Cargo containers stacked at the Los Angeles-Long Beach port complex
Cargo containers stacked at the Los Angeles-Long Beach port complex
Photo by Izabela Reimers via Flickr Creative Commons

The congestion that has plagued the country's busiest port complex for the last few months as the docks grapple with bigger cargo ships, equipment shortages and labor problems is making it tough for the harbors' traffic cops.

On Wednesday morning, 11 cargo ships were waiting "at anchor" for their turn to dock at the Ports of Los Angeles and Long Beach, according to the Marine Exchange of Southern California, which monitors ship traffic at the two ports.  When port operations are running normally, no more than one container vessel must wait to dock.  (But in recent weeks, 11 has become a more "normal" number. )

"You're talking about anchoring ships that are between 500 and 1200 feet long, massive ships that weigh hundreds of thousands of tons," says Captain Kip Louttit, the Executive Director of the Marine Exchange. "It's not just like moving checkers around on a board," 

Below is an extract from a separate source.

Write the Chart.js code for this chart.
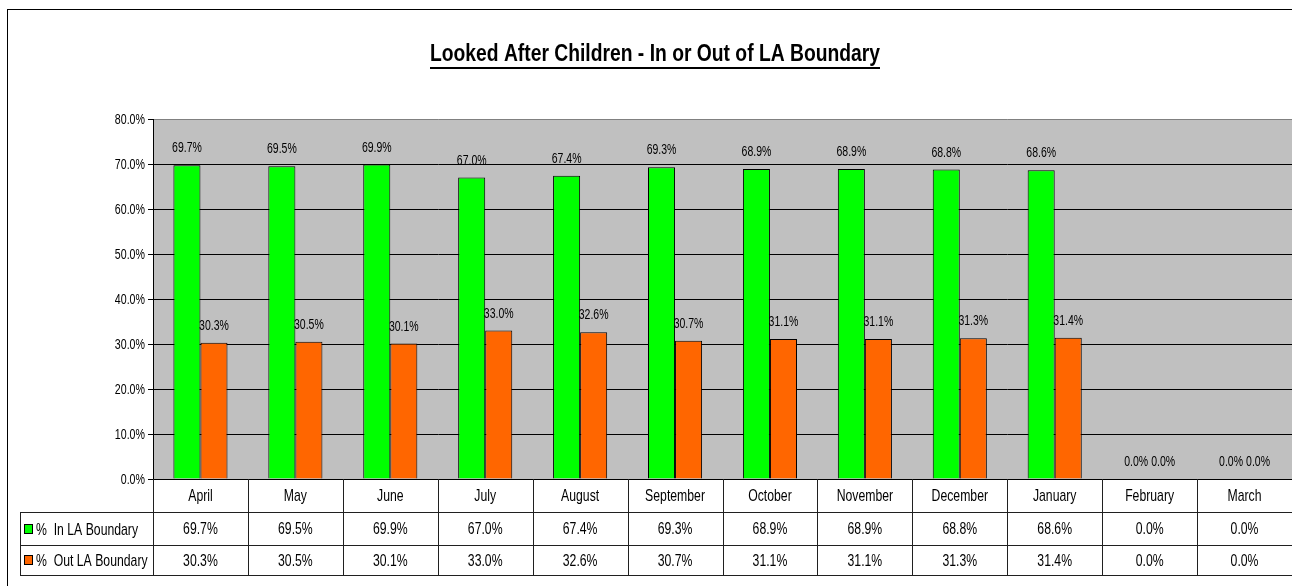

Cargo container ships have gotten larger in the last five years, and Louttit says anchoring them has become more complicated.  An anchorage must be both long enough and deep enough to support a ship. "Some of the anchorages therefore can't be used if we get too many big ships," Louttit says. 

Louttit says the workload has probably doubled in the last six weeks for the Marine Exchange's five specialists, who keep in regular contact with the agents for ships arriving into the ports. Normally, a ship anchors for a day or two for repairs or refueling, then goes to its berth for loading or unloading, then leaves the complex.  But with the congestion, there are more movements to communicate and coordinate. 

"You get ships that are sitting out there for days or a week, and you have to call every morning to say 'hey, is it moving yet? Nope, it's not.'  Then you get a phone call later: 'now we do have a movement.' Then another call later: 'no, we don't.'" 

Larger cargo ships are one element of the congestion problem. They bring in more cargo at one time that require more time and labor to unload. 

Once on the docks, cargo containers are stacking up because of a shortage of trailer chassis, the flat-bed carriers that attach the containers to trucks so they can be hauled to their next stop on the supply chain.  

Adding tension and uncertainty  to the congestion is the on-going contract negotiations between the union representing dockworkers at 29 West Coast ports and the international shipping companies that use them.   That labor contract expired in July.

The International Longshore and Warehouse Union (ILWU) and the Pacific Maritime Association (PMA) representing the shipping companies have accused each other of contributing to the slowdown at the ports and at the negotiating table. But both sides have continued to negotiate and avoided talk of a strike or lock-out.